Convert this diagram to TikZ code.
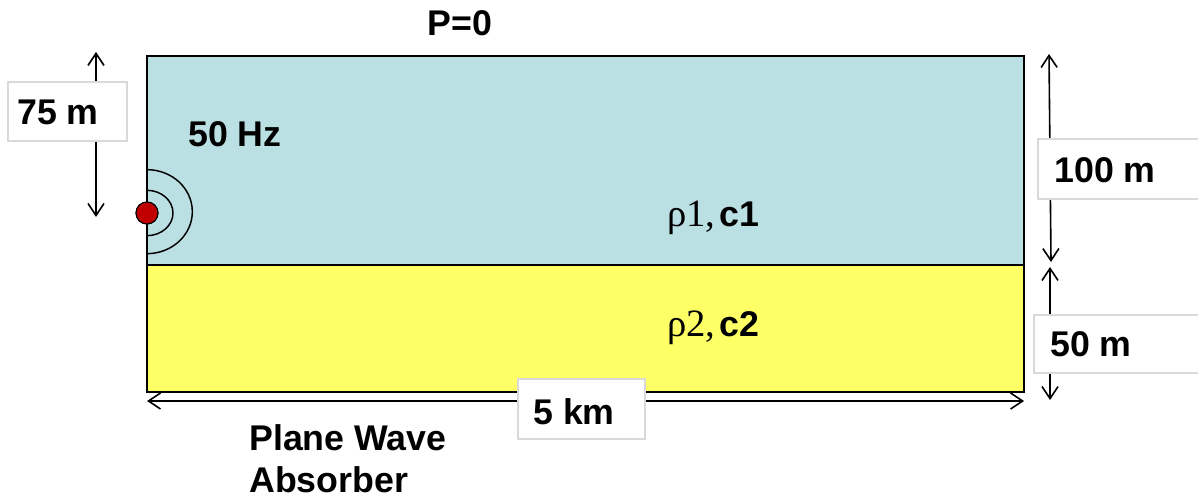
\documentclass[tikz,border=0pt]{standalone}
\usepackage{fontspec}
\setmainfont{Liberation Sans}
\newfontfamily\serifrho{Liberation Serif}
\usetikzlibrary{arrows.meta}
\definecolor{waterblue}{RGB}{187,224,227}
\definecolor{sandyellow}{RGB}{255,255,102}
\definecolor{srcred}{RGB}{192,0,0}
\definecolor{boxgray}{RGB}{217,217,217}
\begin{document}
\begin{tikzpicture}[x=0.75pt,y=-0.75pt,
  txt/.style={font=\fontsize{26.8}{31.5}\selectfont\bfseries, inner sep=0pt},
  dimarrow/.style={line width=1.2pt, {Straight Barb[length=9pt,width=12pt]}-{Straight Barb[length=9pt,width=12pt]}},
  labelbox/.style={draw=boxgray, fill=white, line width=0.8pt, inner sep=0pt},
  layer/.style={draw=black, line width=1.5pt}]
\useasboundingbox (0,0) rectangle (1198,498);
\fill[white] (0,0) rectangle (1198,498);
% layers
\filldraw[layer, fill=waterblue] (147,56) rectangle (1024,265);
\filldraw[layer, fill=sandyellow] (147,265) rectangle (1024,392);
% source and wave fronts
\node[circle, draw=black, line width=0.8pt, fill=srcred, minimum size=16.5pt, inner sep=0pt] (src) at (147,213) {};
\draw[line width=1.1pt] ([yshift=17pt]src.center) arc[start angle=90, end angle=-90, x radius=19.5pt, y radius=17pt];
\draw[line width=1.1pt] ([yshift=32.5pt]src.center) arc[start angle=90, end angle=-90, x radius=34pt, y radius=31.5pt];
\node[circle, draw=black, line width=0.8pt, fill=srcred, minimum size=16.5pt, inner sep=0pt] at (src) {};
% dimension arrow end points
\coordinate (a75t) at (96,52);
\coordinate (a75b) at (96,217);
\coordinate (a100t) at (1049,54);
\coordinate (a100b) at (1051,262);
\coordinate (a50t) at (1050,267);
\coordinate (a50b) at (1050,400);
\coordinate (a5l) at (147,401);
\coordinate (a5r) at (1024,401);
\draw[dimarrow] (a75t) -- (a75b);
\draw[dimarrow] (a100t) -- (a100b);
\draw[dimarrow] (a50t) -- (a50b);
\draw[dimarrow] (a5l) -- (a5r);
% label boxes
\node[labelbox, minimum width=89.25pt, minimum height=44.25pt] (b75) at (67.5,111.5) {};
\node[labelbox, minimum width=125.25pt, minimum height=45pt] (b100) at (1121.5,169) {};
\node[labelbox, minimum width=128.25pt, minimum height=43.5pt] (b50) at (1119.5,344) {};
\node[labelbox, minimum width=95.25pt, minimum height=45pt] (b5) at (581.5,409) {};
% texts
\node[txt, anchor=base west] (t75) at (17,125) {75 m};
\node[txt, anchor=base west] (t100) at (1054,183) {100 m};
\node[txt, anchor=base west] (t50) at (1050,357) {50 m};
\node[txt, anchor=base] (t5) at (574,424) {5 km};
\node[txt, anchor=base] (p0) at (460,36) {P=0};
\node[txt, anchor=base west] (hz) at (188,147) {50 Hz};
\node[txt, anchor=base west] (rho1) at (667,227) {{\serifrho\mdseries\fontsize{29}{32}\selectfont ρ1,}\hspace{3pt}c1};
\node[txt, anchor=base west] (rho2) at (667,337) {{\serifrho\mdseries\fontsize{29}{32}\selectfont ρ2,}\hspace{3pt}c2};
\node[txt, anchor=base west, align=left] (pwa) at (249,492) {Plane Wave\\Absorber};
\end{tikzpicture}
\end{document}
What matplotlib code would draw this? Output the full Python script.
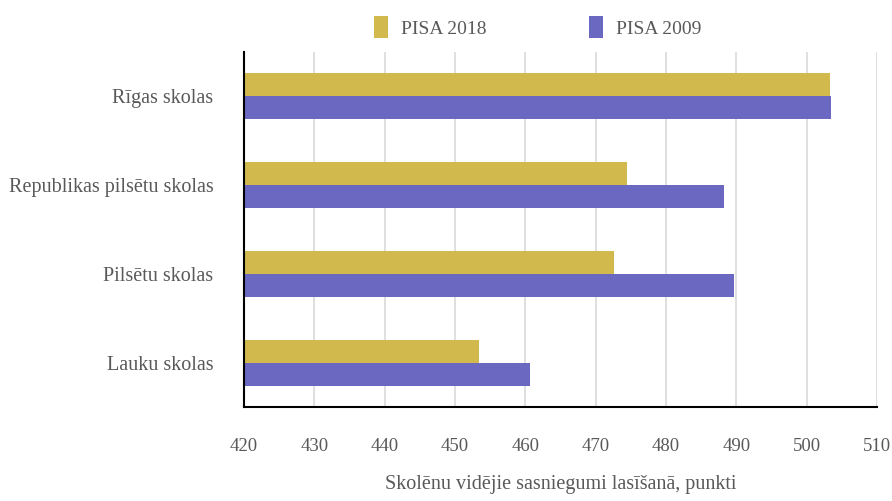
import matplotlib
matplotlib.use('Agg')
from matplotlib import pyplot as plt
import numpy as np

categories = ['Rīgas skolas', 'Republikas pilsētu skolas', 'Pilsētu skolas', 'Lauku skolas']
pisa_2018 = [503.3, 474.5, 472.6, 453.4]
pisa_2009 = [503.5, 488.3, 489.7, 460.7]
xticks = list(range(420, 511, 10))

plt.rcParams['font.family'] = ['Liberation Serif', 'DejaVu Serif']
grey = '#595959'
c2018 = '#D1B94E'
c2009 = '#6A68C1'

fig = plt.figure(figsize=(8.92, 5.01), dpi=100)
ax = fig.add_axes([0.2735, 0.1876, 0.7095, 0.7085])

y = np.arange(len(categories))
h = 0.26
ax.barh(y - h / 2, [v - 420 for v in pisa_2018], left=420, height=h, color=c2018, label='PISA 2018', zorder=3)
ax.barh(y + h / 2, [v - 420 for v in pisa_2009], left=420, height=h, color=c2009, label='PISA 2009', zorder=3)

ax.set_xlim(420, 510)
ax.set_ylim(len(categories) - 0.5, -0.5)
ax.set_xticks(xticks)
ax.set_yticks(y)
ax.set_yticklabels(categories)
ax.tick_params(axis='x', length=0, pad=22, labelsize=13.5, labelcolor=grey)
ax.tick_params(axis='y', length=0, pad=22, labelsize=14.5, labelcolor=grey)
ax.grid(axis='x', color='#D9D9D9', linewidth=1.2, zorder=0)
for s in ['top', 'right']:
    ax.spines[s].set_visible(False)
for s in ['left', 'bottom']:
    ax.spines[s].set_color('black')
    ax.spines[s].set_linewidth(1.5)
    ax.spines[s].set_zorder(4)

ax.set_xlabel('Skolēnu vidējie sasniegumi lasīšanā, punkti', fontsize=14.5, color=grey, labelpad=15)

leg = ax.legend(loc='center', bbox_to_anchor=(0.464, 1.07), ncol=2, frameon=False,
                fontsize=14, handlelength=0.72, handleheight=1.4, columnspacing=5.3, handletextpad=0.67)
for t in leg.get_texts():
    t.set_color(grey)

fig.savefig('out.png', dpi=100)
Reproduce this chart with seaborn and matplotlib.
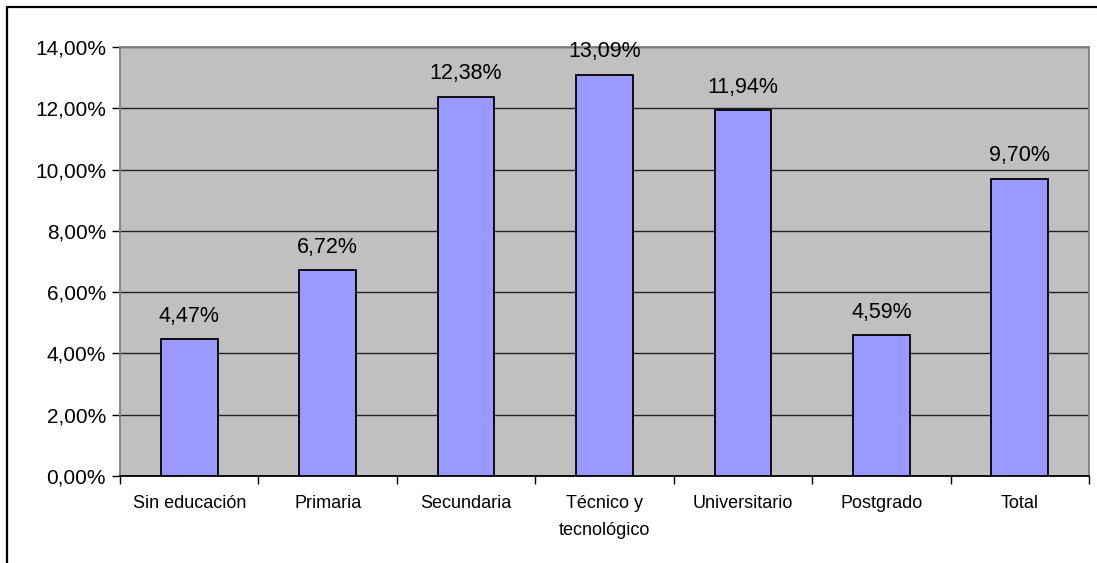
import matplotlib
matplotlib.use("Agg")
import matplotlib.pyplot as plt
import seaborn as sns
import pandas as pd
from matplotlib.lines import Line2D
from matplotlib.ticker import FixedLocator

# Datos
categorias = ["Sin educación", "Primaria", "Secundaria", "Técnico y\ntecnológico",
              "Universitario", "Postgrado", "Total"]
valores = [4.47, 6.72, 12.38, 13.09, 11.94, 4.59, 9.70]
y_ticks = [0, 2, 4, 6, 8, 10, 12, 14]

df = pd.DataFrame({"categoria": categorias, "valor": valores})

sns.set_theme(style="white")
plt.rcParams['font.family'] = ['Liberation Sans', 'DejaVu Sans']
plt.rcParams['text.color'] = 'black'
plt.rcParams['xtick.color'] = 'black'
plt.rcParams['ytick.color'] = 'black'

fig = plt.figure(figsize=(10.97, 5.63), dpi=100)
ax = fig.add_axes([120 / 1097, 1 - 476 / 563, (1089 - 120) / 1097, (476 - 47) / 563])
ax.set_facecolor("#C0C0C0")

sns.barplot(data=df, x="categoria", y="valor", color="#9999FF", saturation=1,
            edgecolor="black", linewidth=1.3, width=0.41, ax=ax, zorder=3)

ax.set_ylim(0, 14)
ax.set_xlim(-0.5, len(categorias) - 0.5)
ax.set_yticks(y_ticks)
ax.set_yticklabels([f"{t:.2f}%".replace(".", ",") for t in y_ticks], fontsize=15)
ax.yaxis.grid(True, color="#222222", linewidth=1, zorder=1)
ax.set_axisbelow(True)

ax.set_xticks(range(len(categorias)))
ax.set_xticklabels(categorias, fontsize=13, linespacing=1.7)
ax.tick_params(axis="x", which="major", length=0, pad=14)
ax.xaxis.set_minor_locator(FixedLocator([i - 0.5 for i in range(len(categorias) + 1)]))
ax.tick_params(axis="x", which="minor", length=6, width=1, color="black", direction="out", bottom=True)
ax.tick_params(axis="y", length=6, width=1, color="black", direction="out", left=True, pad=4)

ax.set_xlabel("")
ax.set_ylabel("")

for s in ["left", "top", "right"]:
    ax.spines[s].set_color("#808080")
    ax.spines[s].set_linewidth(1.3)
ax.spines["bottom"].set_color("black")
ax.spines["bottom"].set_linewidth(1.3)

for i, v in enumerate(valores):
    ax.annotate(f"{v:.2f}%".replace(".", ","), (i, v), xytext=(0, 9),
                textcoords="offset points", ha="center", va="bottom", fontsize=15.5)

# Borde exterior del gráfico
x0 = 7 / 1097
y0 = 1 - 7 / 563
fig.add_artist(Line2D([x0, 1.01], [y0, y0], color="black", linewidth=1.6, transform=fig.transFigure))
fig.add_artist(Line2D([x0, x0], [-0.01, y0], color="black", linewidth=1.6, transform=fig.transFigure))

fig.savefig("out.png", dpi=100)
· · · · ·
• **SET TASK**
Leaving out the pictures, extract the stretch from the line holding "What matplotlib code" through the line holding "import numpy as np", word for word.

• **OUTPUT FOR THIS EXERCISE**
What matplotlib code would draw this? Output the full Python script.
import matplotlib
matplotlib.use('Agg')
from matplotlib import pyplot as plt
import numpy as np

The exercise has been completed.